__TASK DIRECTIONS__
Copy the material that follows word for word and omit its pictures.

__DATA SEGMENT__
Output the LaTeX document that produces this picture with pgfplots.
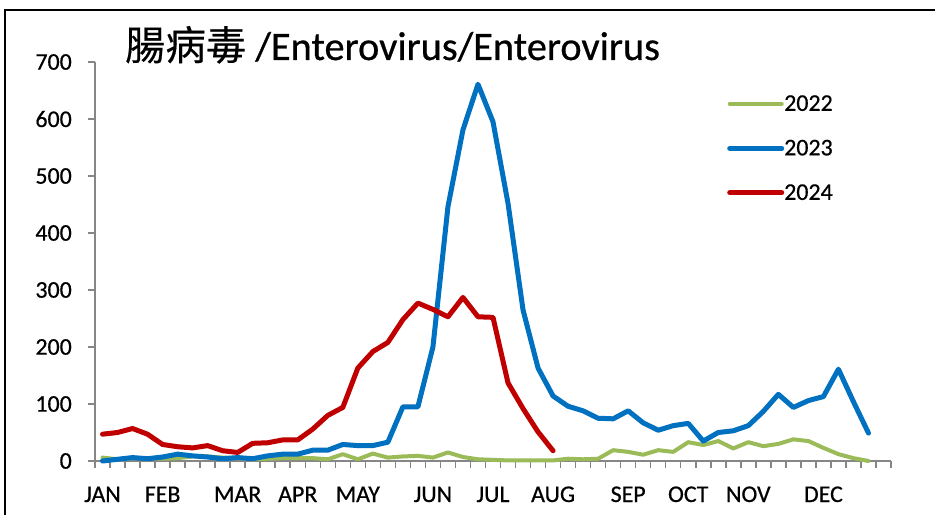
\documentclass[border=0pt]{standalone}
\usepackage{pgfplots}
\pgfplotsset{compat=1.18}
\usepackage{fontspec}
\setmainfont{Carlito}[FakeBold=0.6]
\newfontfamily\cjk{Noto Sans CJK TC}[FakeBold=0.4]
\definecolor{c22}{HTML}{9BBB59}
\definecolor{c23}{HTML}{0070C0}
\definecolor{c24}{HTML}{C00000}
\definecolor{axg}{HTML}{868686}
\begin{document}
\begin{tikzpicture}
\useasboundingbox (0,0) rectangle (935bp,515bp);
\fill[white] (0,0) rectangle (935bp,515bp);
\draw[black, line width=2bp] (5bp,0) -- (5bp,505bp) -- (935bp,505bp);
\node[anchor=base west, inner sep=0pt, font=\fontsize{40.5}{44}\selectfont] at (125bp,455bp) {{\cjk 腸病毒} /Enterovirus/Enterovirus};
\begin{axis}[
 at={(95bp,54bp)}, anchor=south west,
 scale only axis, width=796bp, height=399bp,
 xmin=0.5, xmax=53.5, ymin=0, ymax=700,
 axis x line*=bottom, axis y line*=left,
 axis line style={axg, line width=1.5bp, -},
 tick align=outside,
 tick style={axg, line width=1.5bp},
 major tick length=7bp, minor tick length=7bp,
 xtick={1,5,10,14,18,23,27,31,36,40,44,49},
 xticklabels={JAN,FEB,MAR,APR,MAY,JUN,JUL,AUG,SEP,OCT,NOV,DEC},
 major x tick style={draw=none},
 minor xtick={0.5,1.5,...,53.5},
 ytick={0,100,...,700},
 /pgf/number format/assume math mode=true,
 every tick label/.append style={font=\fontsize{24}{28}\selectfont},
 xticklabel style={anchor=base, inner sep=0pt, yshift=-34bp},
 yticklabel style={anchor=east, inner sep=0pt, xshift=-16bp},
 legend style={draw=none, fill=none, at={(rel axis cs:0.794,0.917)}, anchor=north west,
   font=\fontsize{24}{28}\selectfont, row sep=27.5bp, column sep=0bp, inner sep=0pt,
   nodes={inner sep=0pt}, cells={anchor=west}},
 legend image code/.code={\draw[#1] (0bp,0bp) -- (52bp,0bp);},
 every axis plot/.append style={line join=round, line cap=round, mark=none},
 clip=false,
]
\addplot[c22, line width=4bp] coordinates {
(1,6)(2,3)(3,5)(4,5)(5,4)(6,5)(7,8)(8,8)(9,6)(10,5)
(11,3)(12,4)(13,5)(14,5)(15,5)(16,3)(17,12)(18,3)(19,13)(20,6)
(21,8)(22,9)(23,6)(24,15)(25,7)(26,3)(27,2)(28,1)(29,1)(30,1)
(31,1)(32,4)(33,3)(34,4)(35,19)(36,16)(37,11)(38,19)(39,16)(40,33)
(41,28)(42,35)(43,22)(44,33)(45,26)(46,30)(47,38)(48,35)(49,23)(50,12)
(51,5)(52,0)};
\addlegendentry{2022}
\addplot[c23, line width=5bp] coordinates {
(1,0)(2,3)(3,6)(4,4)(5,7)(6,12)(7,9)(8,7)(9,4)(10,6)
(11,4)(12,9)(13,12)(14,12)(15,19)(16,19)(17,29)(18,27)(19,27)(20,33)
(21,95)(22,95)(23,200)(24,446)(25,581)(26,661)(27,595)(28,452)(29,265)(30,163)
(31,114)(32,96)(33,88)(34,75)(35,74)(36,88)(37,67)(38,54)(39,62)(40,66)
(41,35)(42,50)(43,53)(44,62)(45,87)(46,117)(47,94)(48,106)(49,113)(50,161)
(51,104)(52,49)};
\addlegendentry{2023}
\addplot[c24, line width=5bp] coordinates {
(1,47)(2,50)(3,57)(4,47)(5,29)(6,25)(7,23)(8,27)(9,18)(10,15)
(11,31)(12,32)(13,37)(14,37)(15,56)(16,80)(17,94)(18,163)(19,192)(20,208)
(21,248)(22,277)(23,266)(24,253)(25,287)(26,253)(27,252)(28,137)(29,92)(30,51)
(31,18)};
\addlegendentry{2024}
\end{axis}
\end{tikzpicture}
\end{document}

__WRITTEN SOLUTION__
Output the LaTeX document that produces this picture with pgfplots.
\documentclass[border=0pt]{standalone}
\usepackage{pgfplots}
\pgfplotsset{compat=1.18}
\usepackage{fontspec}
\setmainfont{Carlito}[FakeBold=0.6]
\newfontfamily\cjk{Noto Sans CJK TC}[FakeBold=0.4]
\definecolor{c22}{HTML}{9BBB59}
\definecolor{c23}{HTML}{0070C0}
\definecolor{c24}{HTML}{C00000}
\definecolor{axg}{HTML}{868686}
\begin{document}
\begin{tikzpicture}
\useasboundingbox (0,0) rectangle (935bp,515bp);
\fill[white] (0,0) rectangle (935bp,515bp);
\draw[black, line width=2bp] (5bp,0) -- (5bp,505bp) -- (935bp,505bp);
\node[anchor=base west, inner sep=0pt, font=\fontsize{40.5}{44}\selectfont] at (125bp,455bp) {{\cjk 腸病毒} /Enterovirus/Enterovirus};
\begin{axis}[
 at={(95bp,54bp)}, anchor=south west,
 scale only axis, width=796bp, height=399bp,
 xmin=0.5, xmax=53.5, ymin=0, ymax=700,
 axis x line*=bottom, axis y line*=left,
 axis line style={axg, line width=1.5bp, -},
 tick align=outside,
 tick style={axg, line width=1.5bp},
 major tick length=7bp, minor tick length=7bp,
 xtick={1,5,10,14,18,23,27,31,36,40,44,49},
 xticklabels={JAN,FEB,MAR,APR,MAY,JUN,JUL,AUG,SEP,OCT,NOV,DEC},
 major x tick style={draw=none},
 minor xtick={0.5,1.5,...,53.5},
 ytick={0,100,...,700},
 /pgf/number format/assume math mode=true,
 every tick label/.append style={font=\fontsize{24}{28}\selectfont},
 xticklabel style={anchor=base, inner sep=0pt, yshift=-34bp},
 yticklabel style={anchor=east, inner sep=0pt, xshift=-16bp},
 legend style={draw=none, fill=none, at={(rel axis cs:0.794,0.917)}, anchor=north west,
   font=\fontsize{24}{28}\selectfont, row sep=27.5bp, column sep=0bp, inner sep=0pt,
   nodes={inner sep=0pt}, cells={anchor=west}},
 legend image code/.code={\draw[#1] (0bp,0bp) -- (52bp,0bp);},
 every axis plot/.append style={line join=round, line cap=round, mark=none},
 clip=false,
]
\addplot[c22, line width=4bp] coordinates {
(1,6)(2,3)(3,5)(4,5)(5,4)(6,5)(7,8)(8,8)(9,6)(10,5)
(11,3)(12,4)(13,5)(14,5)(15,5)(16,3)(17,12)(18,3)(19,13)(20,6)
(21,8)(22,9)(23,6)(24,15)(25,7)(26,3)(27,2)(28,1)(29,1)(30,1)
(31,1)(32,4)(33,3)(34,4)(35,19)(36,16)(37,11)(38,19)(39,16)(40,33)
(41,28)(42,35)(43,22)(44,33)(45,26)(46,30)(47,38)(48,35)(49,23)(50,12)
(51,5)(52,0)};
\addlegendentry{2022}
\addplot[c23, line width=5bp] coordinates {
(1,0)(2,3)(3,6)(4,4)(5,7)(6,12)(7,9)(8,7)(9,4)(10,6)
(11,4)(12,9)(13,12)(14,12)(15,19)(16,19)(17,29)(18,27)(19,27)(20,33)
(21,95)(22,95)(23,200)(24,446)(25,581)(26,661)(27,595)(28,452)(29,265)(30,163)
(31,114)(32,96)(33,88)(34,75)(35,74)(36,88)(37,67)(38,54)(39,62)(40,66)
(41,35)(42,50)(43,53)(44,62)(45,87)(46,117)(47,94)(48,106)(49,113)(50,161)
(51,104)(52,49)};
\addlegendentry{2023}
\addplot[c24, line width=5bp] coordinates {
(1,47)(2,50)(3,57)(4,47)(5,29)(6,25)(7,23)(8,27)(9,18)(10,15)
(11,31)(12,32)(13,37)(14,37)(15,56)(16,80)(17,94)(18,163)(19,192)(20,208)
(21,248)(22,277)(23,266)(24,253)(25,287)(26,253)(27,252)(28,137)(29,92)(30,51)
(31,18)};
\addlegendentry{2024}
\end{axis}
\end{tikzpicture}
\end{document}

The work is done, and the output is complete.